The bottom line here is
that I think candidates who ran from the president and who emphasized their independence
made a huge and costly mistake. It
was their pressure to avoid provocative decisions before the election that kept
Obama from issuing his executive order on immigration. That hurt badly with Latino voters, not to
mention that it was wrongheaded in and of itself. We’ve all complained that Republicans have
been the party of no. We have challenged
them to put forward positive programs, for example alternatives to ACA that
would address our healthcare problems.
But in this election certainly Democrats were not the party of
“yes”. Money and negative ads may impact
elections, but ultimately it’s when candidates don’t stand up for their record
or the record of their party, when they express no real vision for the future
or avoid addressing the real problems that they cannot prevail.
This election was
portrayed as the most important ever.
That has become the standard characterization for all elections these
days. The Republican takeover of the
Senate and thus of Congress as a whole is consequential, but probably not the
end of the world. It may represent a
step backward, even a substantial one, but just as Democrats (and the press)
over read their victory in 2008 and even 2012, Republicans are likely to do so
this year. Pundits will predict the
extended demise of Democrats just as they did of Republicans when Obama was
elected. But this country will continue
to have a two party system and the pendulum of power will continue to swing back and forth. Over the immediate term, deniers of human
induced global warming may be successful in turning back or slowing
environmental efforts, but at some point reality will win out. Some major city will be under water. Politicians beholden to the super rich may
pretend the economic disparity isn’t something that can or should be addressed,
but at some point the 99% will become so mad that they won’t take it any more.
We’re told that Americans
are sick of gridlock and polls suggest that a majority of voters — by the way disgracefully
only 1/3 of the eligible went to the polls on Tuesday — want compromise.
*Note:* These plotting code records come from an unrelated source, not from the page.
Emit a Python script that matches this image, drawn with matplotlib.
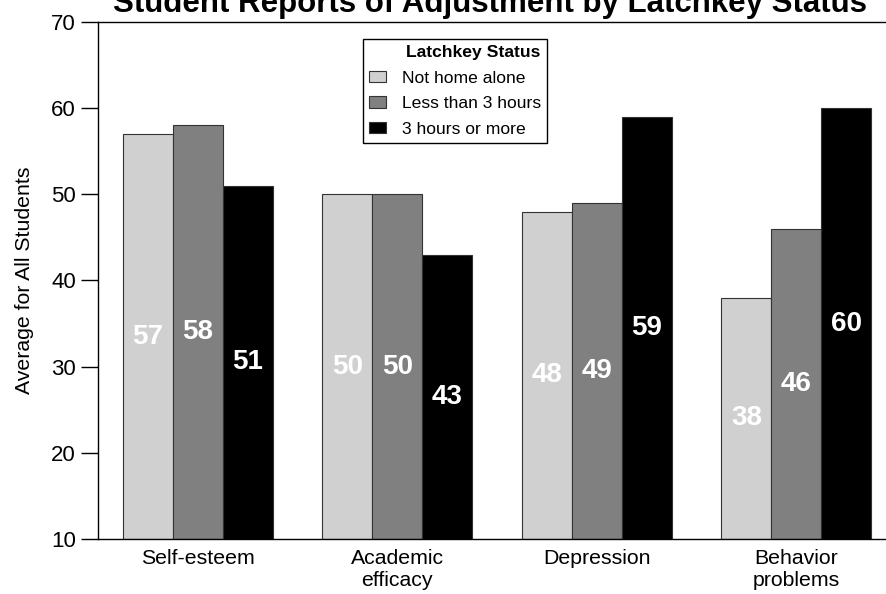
import numpy as np
import matplotlib
matplotlib.use('Agg')
import matplotlib.pyplot as plt

plt.rcParams['font.family'] = ['Liberation Sans', 'DejaVu Sans']

# data
categories = ['Self-esteem', 'Academic\nefficacy', 'Depression', 'Behavior\nproblems']
series_names = ['Not home alone', 'Less than 3 hours', '3 hours or more']
not_home_alone = [57, 50, 48, 38]
less_than_3h = [58, 50, 49, 46]
three_plus = [51, 43, 59, 60]
colors = ['#d0d0d0', '#808080', '#000000']

fig = plt.figure(figsize=(8.86, 5.94), dpi=100)
ax = fig.add_axes([98 / 886, 55 / 594, 798 / 886, 517 / 594])

x = np.arange(len(categories))
width = 0.25
base = 10
for i, (vals, col, name) in enumerate(zip([not_home_alone, less_than_3h, three_plus], colors, series_names)):
    pos = x + (i - 1) * width
    heights = np.array(vals) - base
    ax.bar(pos, heights, width, bottom=base, color=col, edgecolor='#333333',
           linewidth=0.8, label=name)
    for p, v in zip(pos, vals):
        ax.text(p, (v + base) / 2, str(v), ha='center', va='center',
                color='white', fontsize=20, fontweight='bold')

ax.set_xlim(-0.5, 3.5)
ax.set_ylim(10, 70)
ax.set_yticks(range(10, 71, 10))
ax.set_xticks(x)
ax.set_xticklabels(categories, fontsize=15.3)
ax.tick_params(axis='x', length=0, pad=7)
ax.tick_params(axis='y', length=12, width=1, labelsize=16, pad=4)
ax.spines['right'].set_visible(False)
for s in ['left', 'top', 'bottom']:
    ax.spines[s].set_linewidth(1.0)
ax.set_ylabel('Average for All Students', fontsize=15.3, labelpad=12)

fig.text(490 / 886, 1 - 12 / 594, 'Student Reports of Adjustment by Latchkey Status',
         ha='center', va='baseline', fontsize=22.5, fontweight='bold')

leg = ax.legend(loc='upper left', bbox_to_anchor=(363 / 886, 1 - 39 / 594),
                bbox_transform=fig.transFigure, borderaxespad=0,
                title='Latchkey Status', title_fontproperties={'weight': 'bold', 'size': 12.6},
                fontsize=12.6, fancybox=False, framealpha=1, edgecolor='black',
                handlelength=0.95, handleheight=0.65, handletextpad=0.9,
                labelspacing=0.6, borderpad=0.35, alignment='right')
leg.get_frame().set_linewidth(1.0)

fig.savefig('out.png', dpi=100)
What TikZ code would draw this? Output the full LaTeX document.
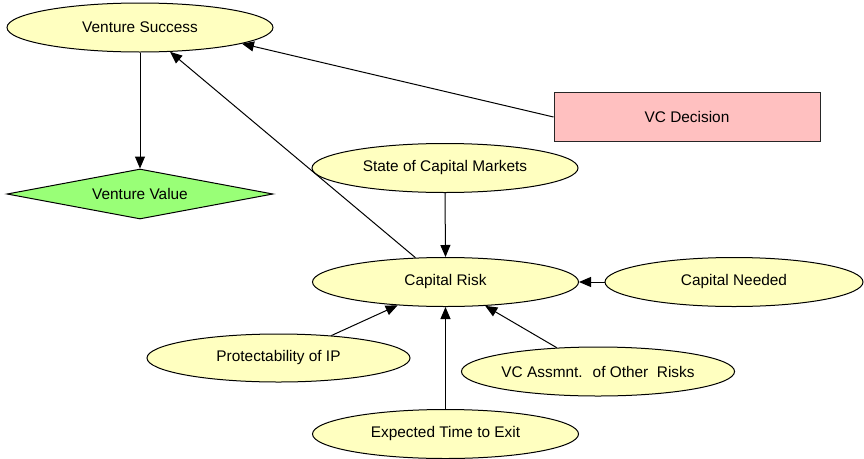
\documentclass[tikz,border=0pt]{standalone}
\usepackage{fontspec}
\setmainfont{Liberation Sans}
\usetikzlibrary{shapes.geometric,arrows.meta}
\definecolor{chancefill}{HTML}{FFFFC0}
\definecolor{valuefill}{HTML}{99FF77}
\definecolor{decisionfill}{HTML}{FFC0C0}
\begin{document}
\begin{tikzpicture}[x=1pt,y=-1pt,
  every node/.style={font=\fontsize{15.4}{18}\selectfont, inner sep=0pt},
  chance/.style={ellipse, draw=black, line width=1pt, fill=chancefill,
    minimum width=266pt, minimum height=49pt},
  valuenode/.style={diamond, shape aspect=5.3, draw=black, line width=1pt, fill=valuefill,
    minimum width=266pt, minimum height=50pt},
  decision/.style={rectangle, draw=black!85, line width=1pt, fill=decisionfill,
    minimum width=266pt, minimum height=49pt},
  link/.style={draw=black, line width=1pt, -{Triangle[length=12pt,width=10pt]}}]
\useasboundingbox (0,0) rectangle (864,458);

% nodes
\node[chance]   (vs)  at (140,27.5)  {Venture Success};
\node[valuenode](vv)  at (140,194)   {Venture Value};
\node[decision] (vc)  at (687,117)   {VC Decision};
\node[chance]   (scm) at (445,168)   {State of Capital Markets};
\node[chance]   (cr)  at (445.5,282) {Capital Risk};
\node[chance, minimum width=258pt] (cn) at (734,282) {Capital Needed};
\node[chance, minimum width=263pt, minimum height=48pt] (pip) at (278.5,358) {Protectability of IP};
\node[chance]   (vca) at (598,371.5) {VC Assmnt.~ of Other~ Risks};
\node[chance]   (ete) at (445.5,434) {Expected Time to Exit};

% influence links
\draw[link] (vs.south) -- (vv.north);
\draw[link] (vc.west) -- (vs.-9);
\draw[link] (cr.141) -- (vs.-39);
\draw[link] (scm.south) -- (cr.north);
\draw[link] (cn.west) -- (cr.east);
\draw[link] (pip.23) -- (cr.206);
\draw[link] (vca.150) -- (cr.-31);
\draw[link] (ete.north) -- (cr.south);
\end{tikzpicture}
\end{document}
That may be true, but perhaps even more som all of us are hungering for leaders who have vision, have convictions, are
willing to address real issues and are prepared to move the country beyond the
narrow status quo. Are Rand Paul and
Elizabeth Warren, albeit on very different sides, those kinds of people? Perhaps so, and perhaps more than the assumed
continuity candidates most likely to be facing each other in 2016, but we may
not be ready. Also, both of those partisan
darlings are freshman politicians, holding their very first public office. If getting the trains to run on time is of
any importance, we may not be willing to take the risk of another
disappointment, even one that is more perception than reality.